Hollie Nyseth Brehm — December 17, 2012
Hi Zach! Thanks for your comments and very interesting questions. In regard to your first comment about how international sanctions and labels of genocide will evolve, I’m actually working with another graduate student (Shannon Golden) on a roundtable that asked scholars to address this precise question! The “justice cascade” that has occurred over the last few decades is certainly fascinating, and the participants in the roundtable speak to these changing norms of international justice pertaining to crimes like crimes against humanity and genocide (which, in a legal sense, is distinct from crimes against humanity because of the targeting of a group). The roundtable should be published sometime soon, and I’ll leave a comment noting when it’s up on The Society Pages.

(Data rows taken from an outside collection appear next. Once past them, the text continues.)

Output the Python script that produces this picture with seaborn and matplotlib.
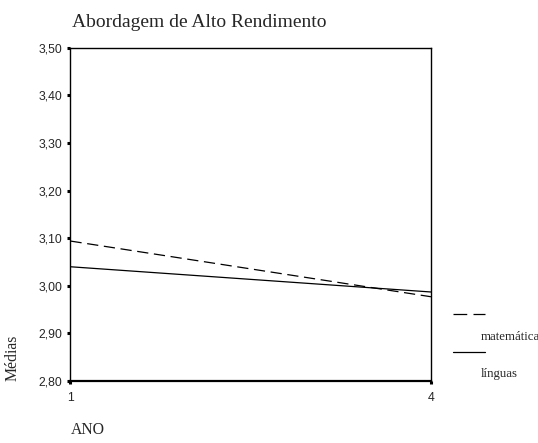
import pandas as pd
import seaborn as sns
import matplotlib.pyplot as plt
from matplotlib.lines import Line2D

anos = [1, 4]
matematica = [3.094, 2.977]
linguas = [3.040, 2.987]
yticks = [2.80, 2.90, 3.00, 3.10, 3.20, 3.30, 3.40, 3.50]

data = pd.DataFrame({
    "ANO": anos * 2,
    "Médias": matematica + linguas,
    "disciplina": ["matemática"] * 2 + ["línguas"] * 2,
})

sns.set_style("white")
plt.rcParams['font.family'] = ['Liberation Sans', 'DejaVu Sans']

fig = plt.figure(figsize=(5.38, 4.43), dpi=100)
ax = fig.add_axes([0.131, 0.140, 0.670, 0.752])

sns.lineplot(data=data, x="ANO", y="Médias", hue="disciplina", style="disciplina",
             palette=["black", "black"], dashes={"matemática": (9, 4.5), "línguas": ""},
             linewidth=0.9, ax=ax, legend=False)

ax.set_xlim(1, 4)
ax.set_ylim(2.80, 3.50)
ax.set_xticks(anos)
ax.set_xticklabels([str(a) for a in anos])
ax.set_yticks(yticks)
ax.set_yticklabels([f"{v:.2f}".replace(".", ",") for v in yticks])
ax.tick_params(axis="both", labelsize=8.8, direction="out", length=2, width=2.2,
               color="black", left=True, bottom=True)
ax.tick_params(axis="y", pad=4)
ax.tick_params(axis="x", pad=6)
for s in ax.spines.values():
    s.set_color("black")
    s.set_linewidth(1.0)
ax.spines["bottom"].set_linewidth(1.6)

ax.set_xlabel("")
ax.set_ylabel("")
fig.text(0.133, 0.950, "Abordagem de Alto Rendimento", family="Liberation Serif", fontsize=14,
         ha="left", va="center")
fig.text(0.131, 0.030, "ANO", family="Liberation Serif", fontsize=11.3, ha="left", va="center")
fig.text(0.024, 0.140, "Médias", family="Liberation Serif", fontsize=11.3, rotation=90,
         ha="center", va="bottom")

# legend drawn as in the original, to the right of the plot
fig.add_artist(Line2D([0.842, 0.902], [0.291, 0.291], color="black", lw=0.9, dashes=(11, 5),
                      transform=fig.transFigure))
fig.add_artist(Line2D([0.842, 0.902], [0.205, 0.205], color="black", lw=0.9,
                      transform=fig.transFigure))
fig.text(0.893, 0.239, "matemática", family="Liberation Serif", fontsize=9.3, va="center")
fig.text(0.893, 0.155, "línguas", family="Liberation Serif", fontsize=9.3, va="center")

fig.savefig("out.png", dpi=100)
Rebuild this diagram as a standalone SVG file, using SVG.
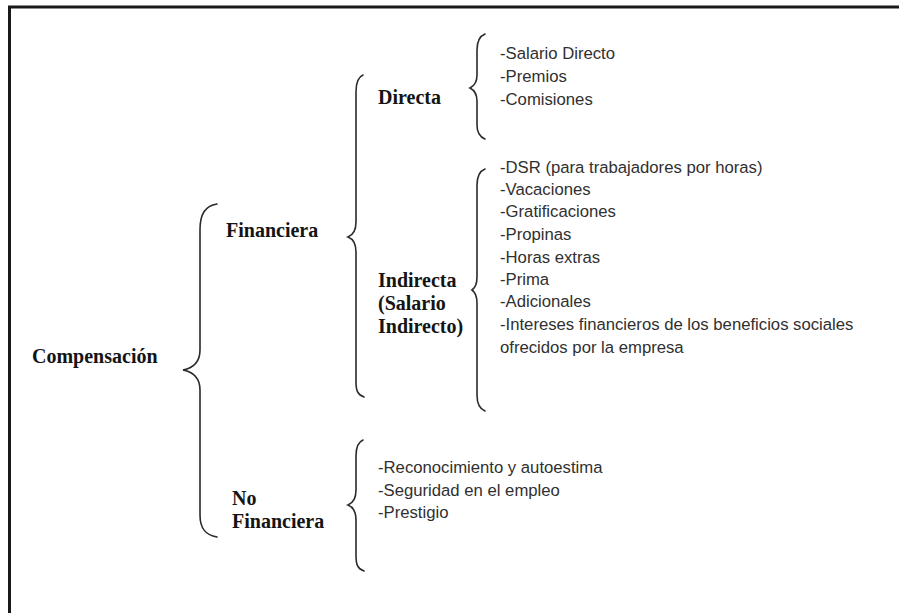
<svg xmlns="http://www.w3.org/2000/svg" width="899" height="613" viewBox="0 0 899 613">
<style>
.h{font-family:"Liberation Serif","Times New Roman",serif;font-weight:bold;font-size:20px;fill:#141414}
.t{font-family:"Liberation Sans",Arial,sans-serif;font-size:16.7px;fill:#303030}
.b{fill:none;stroke:#2a2a2a;stroke-width:1.6;stroke-linecap:round}
</style>
<rect width="899" height="613" fill="#ffffff"/>
<path d="M9.5,613 V7 H899" fill="none" stroke="#1a1a1a" stroke-width="3"/>
<g id="connectors">
<path class="b" d="M217,204 C205,206 200,214 200,230 L200,350 C200,362 193,368 183,370 C193,372 200,378 200,390 L200,515 C200,528 205,535 217,537"/>
<path class="b" d="M363,75 C358,77 356,82 356,92 L356,222 C356,231 353,235 348,237 C353,239 356,243 356,252 L356,382 C356,391 358,395 364,397"/>
<path class="b" d="M363,440 C358,442 356,447 356,456 L356,490 C356,499 353,503 348,505 C353,507 356,511 356,520 L356,556 C356,565 358,569 364,571"/>
<path class="b" d="M485,34 C480,36 477,41 477,50 L477,75 C477,83 474,86 470,88 C474,90 477,93 477,101 L477,125 C477,133 480,137 485,139"/>
<path class="b" d="M485,169 C480,171 477,176 477,185 L477,277 C477,285 475,288 472,290 C475,292 477,295 477,303 L477,395 C477,404 480,409 485,411"/>
</g>
<g id="compensacion"><text class="h" x="32" y="363">Compensación</text></g>
<g id="financiera"><text class="h" x="226" y="237">Financiera</text></g>
<g id="no-financiera"><text class="h" x="232" y="505">No</text><text class="h" x="232" y="528">Financiera</text></g>
<g id="directa"><text class="h" x="378" y="104">Directa</text></g>
<g id="indirecta"><text class="h" x="378" y="287">Indirecta</text><text class="h" x="378" y="310">(Salario</text><text class="h" x="378" y="333">Indirecto)</text></g>
<g id="directa-items">
<text class="t" x="500" y="59">-Salario Directo</text>
<text class="t" x="500" y="82">-Premios</text>
<text class="t" x="500" y="105">-Comisiones</text>
</g>
<g id="indirecta-items">
<text class="t" x="500" y="173">-DSR (para trabajadores por horas)</text>
<text class="t" x="500" y="195">-Vacaciones</text>
<text class="t" x="500" y="217">-Gratificaciones</text>
<text class="t" x="500" y="240">-Propinas</text>
<text class="t" x="500" y="263">-Horas extras</text>
<text class="t" x="500" y="285">-Prima</text>
<text class="t" x="500" y="307">-Adicionales</text>
<text class="t" x="500" y="330">-Intereses financieros de los beneficios sociales</text>
<text class="t" x="500" y="353">ofrecidos por la empresa</text>
</g>
<g id="no-financiera-items">
<text class="t" x="378" y="473">-Reconocimiento y autoestima</text>
<text class="t" x="378" y="496">-Seguridad en el empleo</text>
<text class="t" x="378" y="518">-Prestigio</text>
</g>
</svg>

Regarding whether a lack of resources or a powerful central state is a more important variable, this is great question! Indeed, this short article doesn’t spend much time talking about which variables are comparatively more important in understanding why genocides take place. This varies by the case, but I’ve been working on an event history analysis that looks (in general) at which variables matter as well as which variables matter more in understanding why genocides take place. So far, I’ve found that a powerful (often autocratic) state matters more than resource scarcity. However, measuring resource scarcity is pretty difficult (you could imagine scarcity of food, land, key exports, etc.). In addition, resource scarcity may matter more for participation in genocide rather than whether there is a genocide to begin with. And, to add one more layer, it’s also feasible that the perception of resource scarcity is what matters, which may be even more difficult to measure. Your question about a decentralized state surrounded by wealth is particularly interesting, as I’m not sure if any studies look at wealth in surrounding countries, which could actually influence perceptions of resource scarcity and may be quite fruitful!